# TASK PROMPT
Retype the records below from their first line through the line containing "(dab) at (588,52)", and include nothing else.

# AVAILABLE DATA
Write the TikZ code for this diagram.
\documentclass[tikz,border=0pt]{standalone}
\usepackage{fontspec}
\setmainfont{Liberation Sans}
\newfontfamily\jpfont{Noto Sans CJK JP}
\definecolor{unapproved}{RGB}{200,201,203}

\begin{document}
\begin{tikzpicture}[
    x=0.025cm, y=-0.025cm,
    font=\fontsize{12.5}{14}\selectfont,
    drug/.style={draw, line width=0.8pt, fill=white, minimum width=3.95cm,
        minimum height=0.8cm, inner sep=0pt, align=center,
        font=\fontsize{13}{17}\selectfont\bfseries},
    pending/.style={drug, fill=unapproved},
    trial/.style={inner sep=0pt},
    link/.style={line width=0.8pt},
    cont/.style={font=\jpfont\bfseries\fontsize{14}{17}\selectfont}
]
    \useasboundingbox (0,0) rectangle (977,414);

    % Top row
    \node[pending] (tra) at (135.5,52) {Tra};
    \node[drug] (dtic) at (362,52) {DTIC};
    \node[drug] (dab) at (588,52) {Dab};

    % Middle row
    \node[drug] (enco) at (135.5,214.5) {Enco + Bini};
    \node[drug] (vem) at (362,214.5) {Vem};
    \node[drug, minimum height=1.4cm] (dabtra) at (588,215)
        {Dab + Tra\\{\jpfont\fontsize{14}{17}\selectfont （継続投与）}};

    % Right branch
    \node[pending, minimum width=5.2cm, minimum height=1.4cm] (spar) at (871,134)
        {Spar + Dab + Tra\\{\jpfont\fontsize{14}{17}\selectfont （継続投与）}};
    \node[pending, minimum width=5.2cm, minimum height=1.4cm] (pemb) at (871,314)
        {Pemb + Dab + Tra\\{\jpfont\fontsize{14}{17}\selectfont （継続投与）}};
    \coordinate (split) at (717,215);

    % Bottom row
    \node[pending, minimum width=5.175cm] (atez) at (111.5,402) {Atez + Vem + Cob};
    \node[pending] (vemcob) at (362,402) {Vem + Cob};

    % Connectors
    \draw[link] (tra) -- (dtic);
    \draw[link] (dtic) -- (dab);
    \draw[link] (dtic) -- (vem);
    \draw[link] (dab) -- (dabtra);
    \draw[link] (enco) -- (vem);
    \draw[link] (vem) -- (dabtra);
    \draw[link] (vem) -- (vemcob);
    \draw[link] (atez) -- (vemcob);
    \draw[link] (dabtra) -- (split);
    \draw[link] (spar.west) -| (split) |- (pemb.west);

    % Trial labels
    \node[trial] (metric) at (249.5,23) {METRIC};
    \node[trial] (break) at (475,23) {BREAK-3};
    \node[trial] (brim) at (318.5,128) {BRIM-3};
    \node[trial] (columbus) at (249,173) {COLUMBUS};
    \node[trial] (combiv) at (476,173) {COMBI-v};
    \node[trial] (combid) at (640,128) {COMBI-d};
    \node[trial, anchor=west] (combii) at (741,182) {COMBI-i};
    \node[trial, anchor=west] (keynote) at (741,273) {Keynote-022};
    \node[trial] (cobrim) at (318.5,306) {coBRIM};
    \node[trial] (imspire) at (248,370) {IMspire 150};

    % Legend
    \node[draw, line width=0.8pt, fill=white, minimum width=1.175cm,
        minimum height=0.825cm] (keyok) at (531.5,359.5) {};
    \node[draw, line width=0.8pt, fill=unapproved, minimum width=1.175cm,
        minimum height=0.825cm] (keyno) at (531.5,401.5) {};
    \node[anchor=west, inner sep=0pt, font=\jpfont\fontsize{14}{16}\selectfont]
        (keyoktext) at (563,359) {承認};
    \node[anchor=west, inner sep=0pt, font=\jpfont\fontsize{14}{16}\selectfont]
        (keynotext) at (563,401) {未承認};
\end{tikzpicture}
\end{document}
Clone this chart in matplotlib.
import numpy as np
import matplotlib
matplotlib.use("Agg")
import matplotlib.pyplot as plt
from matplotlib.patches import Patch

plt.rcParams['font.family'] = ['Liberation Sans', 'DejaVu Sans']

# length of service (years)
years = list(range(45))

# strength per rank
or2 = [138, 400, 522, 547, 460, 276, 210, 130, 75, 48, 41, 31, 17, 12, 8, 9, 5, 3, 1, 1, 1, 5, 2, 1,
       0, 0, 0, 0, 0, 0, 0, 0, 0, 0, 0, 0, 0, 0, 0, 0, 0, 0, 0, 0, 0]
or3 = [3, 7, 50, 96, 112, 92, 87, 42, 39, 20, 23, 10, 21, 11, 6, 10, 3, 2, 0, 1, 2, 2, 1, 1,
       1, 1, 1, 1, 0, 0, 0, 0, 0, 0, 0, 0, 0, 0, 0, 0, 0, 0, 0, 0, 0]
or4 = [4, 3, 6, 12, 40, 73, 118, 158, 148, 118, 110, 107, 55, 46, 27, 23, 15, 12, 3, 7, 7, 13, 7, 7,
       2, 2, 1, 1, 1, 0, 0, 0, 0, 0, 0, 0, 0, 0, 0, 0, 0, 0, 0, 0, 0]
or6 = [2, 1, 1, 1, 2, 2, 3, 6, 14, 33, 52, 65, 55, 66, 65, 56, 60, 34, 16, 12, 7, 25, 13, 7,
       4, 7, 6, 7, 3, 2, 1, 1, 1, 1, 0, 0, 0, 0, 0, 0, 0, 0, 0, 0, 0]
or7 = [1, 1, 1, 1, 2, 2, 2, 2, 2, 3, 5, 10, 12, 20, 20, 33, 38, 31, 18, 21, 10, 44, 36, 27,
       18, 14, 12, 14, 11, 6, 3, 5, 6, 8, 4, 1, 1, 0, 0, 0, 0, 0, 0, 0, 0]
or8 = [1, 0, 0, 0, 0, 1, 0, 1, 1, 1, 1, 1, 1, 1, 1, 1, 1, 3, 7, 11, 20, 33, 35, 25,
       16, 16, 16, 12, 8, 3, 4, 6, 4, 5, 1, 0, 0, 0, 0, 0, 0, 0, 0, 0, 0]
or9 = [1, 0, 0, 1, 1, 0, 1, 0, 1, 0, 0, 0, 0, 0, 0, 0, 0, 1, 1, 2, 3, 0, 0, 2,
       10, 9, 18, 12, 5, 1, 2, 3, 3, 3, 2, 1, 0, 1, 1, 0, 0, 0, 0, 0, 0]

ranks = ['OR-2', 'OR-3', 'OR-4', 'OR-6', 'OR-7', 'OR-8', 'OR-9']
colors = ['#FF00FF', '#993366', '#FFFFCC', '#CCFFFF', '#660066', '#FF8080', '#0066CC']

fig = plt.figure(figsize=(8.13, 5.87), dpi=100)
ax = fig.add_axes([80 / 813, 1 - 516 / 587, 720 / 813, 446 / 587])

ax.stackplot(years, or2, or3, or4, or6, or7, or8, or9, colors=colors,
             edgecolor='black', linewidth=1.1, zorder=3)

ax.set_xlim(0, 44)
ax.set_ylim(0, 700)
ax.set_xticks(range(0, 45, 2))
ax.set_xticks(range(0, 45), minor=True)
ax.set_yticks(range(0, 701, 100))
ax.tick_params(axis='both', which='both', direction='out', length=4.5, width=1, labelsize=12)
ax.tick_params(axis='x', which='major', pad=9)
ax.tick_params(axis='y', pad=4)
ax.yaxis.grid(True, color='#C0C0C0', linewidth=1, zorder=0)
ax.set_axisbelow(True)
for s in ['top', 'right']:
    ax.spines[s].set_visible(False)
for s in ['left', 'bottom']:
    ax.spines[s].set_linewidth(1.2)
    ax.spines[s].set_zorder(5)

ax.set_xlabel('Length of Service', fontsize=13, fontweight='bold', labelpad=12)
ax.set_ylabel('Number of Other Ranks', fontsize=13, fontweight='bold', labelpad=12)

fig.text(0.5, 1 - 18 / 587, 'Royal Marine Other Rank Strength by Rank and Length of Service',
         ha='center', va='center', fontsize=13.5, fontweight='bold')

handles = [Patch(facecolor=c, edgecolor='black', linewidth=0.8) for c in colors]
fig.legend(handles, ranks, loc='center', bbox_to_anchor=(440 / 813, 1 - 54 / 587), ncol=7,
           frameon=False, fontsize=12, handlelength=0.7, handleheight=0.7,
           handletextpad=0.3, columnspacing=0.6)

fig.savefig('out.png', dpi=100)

# ANSWER TO THE EXERCISE
Write the TikZ code for this diagram.
\documentclass[tikz,border=0pt]{standalone}
\usepackage{fontspec}
\setmainfont{Liberation Sans}
\newfontfamily\jpfont{Noto Sans CJK JP}
\definecolor{unapproved}{RGB}{200,201,203}

\begin{document}
\begin{tikzpicture}[
    x=0.025cm, y=-0.025cm,
    font=\fontsize{12.5}{14}\selectfont,
    drug/.style={draw, line width=0.8pt, fill=white, minimum width=3.95cm,
        minimum height=0.8cm, inner sep=0pt, align=center,
        font=\fontsize{13}{17}\selectfont\bfseries},
    pending/.style={drug, fill=unapproved},
    trial/.style={inner sep=0pt},
    link/.style={line width=0.8pt},
    cont/.style={font=\jpfont\bfseries\fontsize{14}{17}\selectfont}
]
    \useasboundingbox (0,0) rectangle (977,414);

    % Top row
    \node[pending] (tra) at (135.5,52) {Tra};
    \node[drug] (dtic) at (362,52) {DTIC};
    \node[drug] (dab) at (588,52) {Dab};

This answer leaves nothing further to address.